Flashcards in Unit 1, Module 2 - Liver Deck (16):
What are the main substances that need to be excreted?
Carbon dioxide from respiration.
Nitrogen containing compounds such as urea.
Where is are carbon dioxide and urea produced?
Carbon dioxide - every living cell in the body as a result of respiration.
Urea - liver from excess amino acids.
Where is carbon dioxide excreted from?
It is passed from the cells of respiring tissues into the bloodstream.
It is transported in the blood to the lungs.
It diffuses into the alveoli to be excreted as we breathe out.
Where is urea excreted?
It is produced by breaking down excess amino acids on the liver by deamination.
It is passed into the bloodstream to be transported to the kidneys.
It is removed from the blood to become a part of urine.
It is stored in the bladder before being excreted via the urethra.
What are the three main effects of high levels of carbon dioxide?
Reduces oxygen transport.
Carbaminohaemoglobin has a lower affinity for oxygen than normal haemoglobin.
Can cause respiratory acidosis.
How does excess carbon dioxide cause respiratory acidosis?
Carbon dioxide can combine with water to produce carbonic acid.
This dissociates to release hydrogen ions.
These lower the pH and make the blood more acidic.
If the pH drops below 7.35 it results in slowed or difficult breathing, headache, drowsiness, restlessness, tremor and confusion. There may also be a rapid heart rate and changes in blood pressure.
Why are excess amino acids not simply excreted?
It would be wasteful as they contain almost as much energy as carbohydrates.
What happens to amino acids before they are excreted?
They are transported to the liver and the potentially toxic amino group is removed.
It initially forms the very soluble and highly toxic compound ammonia.
This is converted to a less toxic compound - urea.
The remaining keto acid can be used directly in respiration to release energy
How is the liver supplied with blood?
Oxygenated blood from the heart - It travels from the aorta via the hepatic artery into the liver.
Deoxygenated blood from the digestive system - Enters the liver via the hepatic portal vein.
What is the fourth vessel connected to the heart?
The bile duct.
Bile is a secretion from the liver.
It has a digestive function and an excretory function.
What are Kupffer cells?
Specialised macrophages that move about in sinusoids and are involved in the breakdown and recycling of old red blood cells.
Which organelles are particularly common in the cytoplasm of hepatocytes?
What metabolic functions does the liver carry out?
Control of: Blood glucose levels, amino acid levels, lipid levels.

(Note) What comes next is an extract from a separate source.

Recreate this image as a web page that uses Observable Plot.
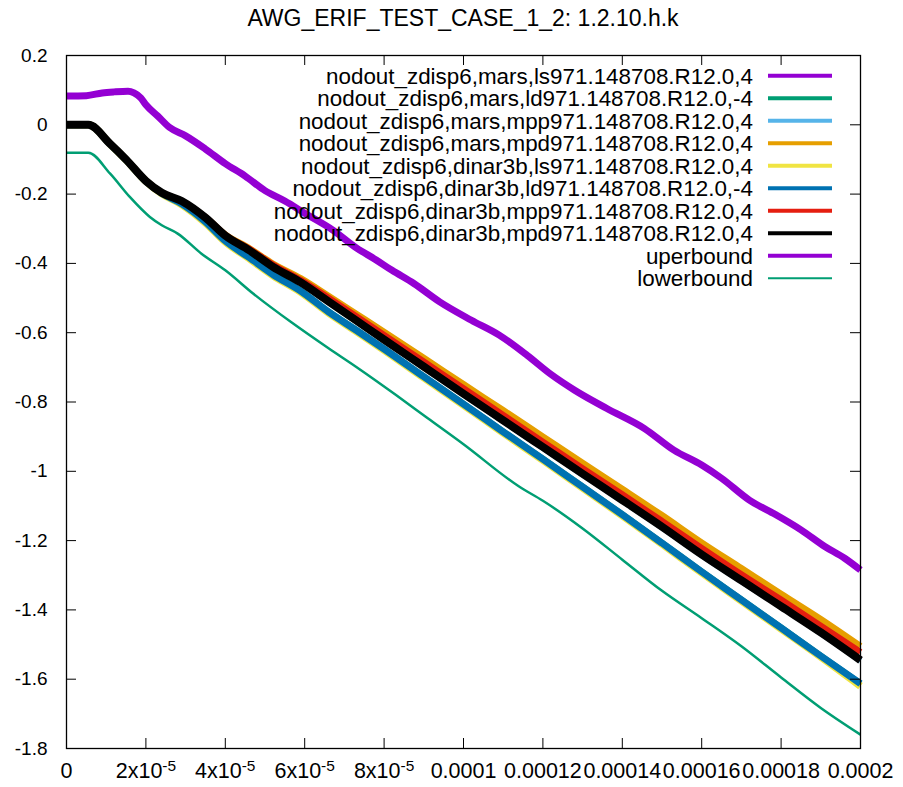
<!DOCTYPE html>
<html><head><meta charset="utf-8">
<script src="https://cdn.jsdelivr.net/npm/d3@7"></script>
<script src="https://cdn.jsdelivr.net/npm/@observablehq/plot@0.6"></script>
<style>
body{margin:0;background:#fff;}
#wrap{position:relative;width:903px;height:787px;font-family:"Liberation Sans",Arial,sans-serif;}
#title{height:40px;box-sizing:border-box;padding-top:7px;padding-left:66px;width:860px;text-align:center;font-size:23px;line-height:22px;color:#000;white-space:nowrap;}
#legend{position:absolute;left:0;top:0;}
</style></head><body>
<div id="wrap"><div id="title">AWG_ERIF_TEST_CASE_1_2: 1.2.10.h.k</div><div id="chart"></div></div>
<script>
// ---- data ----
const tBand = [0, 5.5e-6, 1.1e-5, 1.5e-5, 2.0e-5, 2.4e-5, 2.9e-5, 3.5e-5, 4.0e-5, 4.6e-5, 5.2e-5, 5.9e-5, 6.6e-5, 7.3e-5, 8.0e-5, 9.0e-5, 1.0e-4, 1.1e-4, 1.2e-4, 1.3e-4, 1.4e-4, 1.5e-4, 1.6e-4, 1.7e-4, 1.8e-4, 1.9e-4, 2.0e-4];
const vMarsLs  = [0, 0, -0.055, -0.1, -0.162, -0.196, -0.22, -0.268, -0.319, -0.361, -0.409, -0.454, -0.509, -0.564, -0.619, -0.697, -0.775, -0.852, -0.929, -1.006, -1.082, -1.159, -1.239, -1.314, -1.387, -1.464, -1.544];
const vMarsLd  = [0, 0, -0.056, -0.101, -0.163, -0.198, -0.228, -0.28, -0.334, -0.382, -0.431, -0.479, -0.539, -0.592, -0.646, -0.726, -0.805, -0.885, -0.964, -1.044, -1.124, -1.206, -1.289, -1.37, -1.451, -1.532, -1.612];
const vMarsMpp = [0, 0, -0.055, -0.1, -0.162, -0.196, -0.221, -0.27, -0.322, -0.364, -0.412, -0.457, -0.512, -0.567, -0.622, -0.7, -0.778, -0.855, -0.932, -1.009, -1.085, -1.162, -1.242, -1.317, -1.39, -1.467, -1.547];
const vMarsMpd = [0, 0, -0.055, -0.1, -0.162, -0.196, -0.22, -0.267, -0.317, -0.356, -0.401, -0.443, -0.494, -0.546, -0.598, -0.673, -0.749, -0.824, -0.9, -0.976, -1.051, -1.127, -1.206, -1.28, -1.354, -1.427, -1.505];
const vDinLs   = [0, 0, -0.056, -0.101, -0.163, -0.199, -0.23, -0.283, -0.338, -0.386, -0.435, -0.483, -0.543, -0.596, -0.65, -0.73, -0.809, -0.889, -0.968, -1.048, -1.128, -1.21, -1.293, -1.374, -1.455, -1.536, -1.62];
const vDinLd   = [0, 0, -0.056, -0.101, -0.163, -0.198, -0.228, -0.28, -0.335, -0.383, -0.432, -0.48, -0.54, -0.593, -0.647, -0.727, -0.806, -0.886, -0.965, -1.045, -1.125, -1.207, -1.29, -1.371, -1.452, -1.533, -1.613];
const vDinMpp  = [0, 0, -0.055, -0.1, -0.162, -0.196, -0.22, -0.267, -0.318, -0.358, -0.404, -0.448, -0.5, -0.553, -0.607, -0.684, -0.761, -0.838, -0.915, -0.992, -1.067, -1.144, -1.222, -1.298, -1.371, -1.446, -1.522];
const vDinMpd  = [0, 0, -0.055, -0.1, -0.162, -0.196, -0.22, -0.268, -0.32, -0.362, -0.41, -0.455, -0.51, -0.565, -0.62, -0.698, -0.776, -0.853, -0.93, -1.007, -1.083, -1.16, -1.24, -1.315, -1.39, -1.465, -1.545];
const tUpper = [0, 5e-6, 9e-6, 1.2e-5, 1.55e-5, 1.7e-5, 1.87e-5, 2.0e-5, 2.3e-5, 2.6e-5, 3.0e-5, 3.5e-5, 4.0e-5, 4.5e-5, 5.0e-5, 5.5e-5, 6.0e-5, 6.7e-5, 7.3e-5, 7.8e-5, 8.2e-5, 8.75e-5, 9.4e-5, 1.02e-4, 1.09e-4, 1.16e-4, 1.22e-4, 1.28e-4, 1.36e-4, 1.455e-4, 1.53e-4, 1.6e-4, 1.65e-4, 1.72e-4, 1.78e-4, 1.85e-4, 1.91e-4, 1.96e-4, 2.0e-4];
const vUpper = [0.083, 0.084, 0.092, 0.095, 0.097, 0.092, 0.078, 0.058, 0.025, -0.008, -0.032, -0.07, -0.112, -0.148, -0.19, -0.22, -0.255, -0.303, -0.355, -0.39, -0.42, -0.458, -0.511, -0.564, -0.607, -0.665, -0.72, -0.766, -0.818, -0.876, -0.939, -0.982, -1.02, -1.083, -1.121, -1.169, -1.217, -1.251, -1.285];
const tLower = [0, 5.5e-6, 1.1e-5, 1.6e-5, 2.1e-5, 2.4e-5, 2.8e-5, 3.4e-5, 4.0e-5, 4.7e-5, 5.7e-5, 6.6e-5, 7.3e-5, 8.3e-5, 9.1e-5, 1.0e-4, 1.14e-4, 1.2e-4, 1.3e-4, 1.4e-4, 1.5e-4, 1.6e-4, 1.7e-4, 1.8e-4, 1.9e-4, 2.0e-4];
const vLower = [-0.081, -0.081, -0.141, -0.209, -0.266, -0.29, -0.314, -0.372, -0.42, -0.487, -0.573, -0.645, -0.699, -0.78, -0.847, -0.922, -1.044, -1.085, -1.165, -1.255, -1.345, -1.424, -1.505, -1.595, -1.683, -1.76];

const seriesNames = [
  "nodout_zdisp6,mars,ls971.148708.R12.0,4",
  "nodout_zdisp6,mars,ld971.148708.R12.0,-4",
  "nodout_zdisp6,mars,mpp971.148708.R12.0,4",
  "nodout_zdisp6,mars,mpd971.148708.R12.0,4",
  "nodout_zdisp6,dinar3b,ls971.148708.R12.0,4",
  "nodout_zdisp6,dinar3b,ld971.148708.R12.0,-4",
  "nodout_zdisp6,dinar3b,mpp971.148708.R12.0,4",
  "nodout_zdisp6,dinar3b,mpd971.148708.R12.0,4",
  "uperbound",
  "lowerbound"
];
const seriesColors = ["#9400d3", "#009e73", "#56b4e9", "#e69f00", "#f0e442", "#0072b2", "#e51e10", "#000000", "#9400d3", "#009e73"];

const xTicks = [0, 2e-5, 4e-5, 6e-5, 8e-5, 1e-4, 1.2e-4, 1.4e-4, 1.6e-4, 1.8e-4, 2e-4];
const xTickLabels = ["0", "2x10^-5", "4x10^-5", "6x10^-5", "8x10^-5", "0.0001", "0.00012", "0.00014", "0.00016", "0.00018", "0.0002"];
const yTicks = [0.2, 0, -0.2, -0.4, -0.6, -0.8, -1, -1.2, -1.4, -1.6, -1.8];
const yTickLabels = ["0.2", "0", "-0.2", "-0.4", "-0.6", "-0.8", "-1", "-1.2", "-1.4", "-1.6", "-1.8"];

// ---- build ----
const seriesT = [tBand, tBand, tBand, tBand, tBand, tBand, tBand, tBand, tUpper, tLower];
const seriesV = [vMarsLs, vMarsLd, vMarsMpp, vMarsMpd, vDinLs, vDinLd, vDinMpp, vDinMpd, vUpper, vLower];
const plotWidths = [6, 6, 6, 6.5, 7.5, 7, 6.5, 8, 7, 2.5];
const legendWidths = [4, 4, 4, 4, 4, 4, 4, 4, 4, 2];

const W = 903, H = 747, ML = 66, MR = 43, MT = 15, MB = 39;
const innerW = W - ML - MR, innerH = H - MT - MB;
const FONT = "'Liberation Sans', Arial, sans-serif";
const nearest = (arr, d) => arr.findIndex(t => Math.abs(t - d) < 1e-9);

const lineMarks = seriesNames.map((name, k) => {
  const rows = seriesT[k].map((t, i) => ({t, v: seriesV[k][i]}));
  return Plot.line(rows, {x: "t", y: "v", stroke: seriesColors[k], strokeWidth: plotWidths[k], strokeLinejoin: "round", strokeLinecap: "butt", curve: "monotone-x"});
});

const chart = Plot.plot({
  width: W, height: H,
  marginLeft: ML, marginRight: MR, marginTop: MT, marginBottom: MB,
  style: {fontFamily: FONT, fontSize: "19px", color: "#000", background: "#fff"},
  x: {domain: [0, 2e-4]},
  y: {domain: [-1.8, 0.2]},
  marks: [
    ...lineMarks,
    Plot.tickY(yTicks, {y: d => d, insetRight: innerW - 10, stroke: "#000", strokeWidth: 1}),
    Plot.tickY(yTicks, {y: d => d, insetLeft: innerW - 10, stroke: "#000", strokeWidth: 1}),
    Plot.tickX(xTicks, {x: d => d, insetTop: innerH - 10, stroke: "#000", strokeWidth: 1}),
    Plot.tickX(xTicks, {x: d => d, insetBottom: innerH - 10, stroke: "#000", strokeWidth: 1}),
    Plot.axisY(yTicks, {label: null, tickSize: 0, tickPadding: 19, fontSize: 19, tickFormat: d => yTickLabels[nearest(yTicks, d)]}),
    Plot.axisX(xTicks, {label: null, tickSize: 0, tickPadding: 14, fontSize: 21.5, tickFormat: d => xTickLabels[nearest(xTicks, d)]}),
    Plot.frame({stroke: "#000", strokeWidth: 1.3})
  ]
});
document.getElementById("chart").appendChild(chart);

// superscripts for x tick labels like 2x10^-5
chart.querySelectorAll('g[aria-label="x-axis tick label"] text').forEach(el => {
  const s = el.textContent;
  const k = s.indexOf("^");
  if (k >= 0) {
    el.textContent = s.slice(0, k);
    const ts = document.createElementNS("http://www.w3.org/2000/svg", "tspan");
    ts.setAttribute("dy", "-0.45em");
    ts.setAttribute("font-size", "0.72em");
    ts.textContent = s.slice(k + 1);
    el.appendChild(ts);
  }
});

// legend overlay (inside plot area, top-right)
const leg = d3.select("#wrap").append("svg").attr("id", "legend")
  .attr("width", W).attr("height", 787).style("pointer-events", "none");
const legTop = 75.7, legStep = 22.5, textRight = 753, lineX1 = 768, lineX2 = 832;
seriesNames.forEach((name, k) => {
  const y = legTop + k * legStep;
  leg.append("text").attr("x", textRight).attr("y", y).attr("dy", "0.36em")
    .attr("text-anchor", "end").attr("font-family", FONT).attr("font-size", 22.4).attr("fill", "#000").text(name);
  leg.append("line").attr("x1", lineX1).attr("x2", lineX2).attr("y1", y).attr("y2", y)
    .attr("stroke", seriesColors[k]).attr("stroke-width", legendWidths[k]);
});
</script>
</body></html>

Synthesis of: Red blood cells in the foetus, bile, plasma proteins, cholesterol.
Storage of: Vitamins A, D and B12, iron, glycogen.
Detoxification of: Alcohol, drugs
Breakdown of hormones
Destruction of red blood cells
What are the two parts of the treatment that amino acids undergo before being excreted?
Deamination - The removal of the amine group from an amino acid to produce ammonia.
Ornithine cycle - Conversion of toxic substances, such as alcohol, to less toxic substances.
Why must ammonia not be allowed to accumulate?
It is very soluble and highly toxic.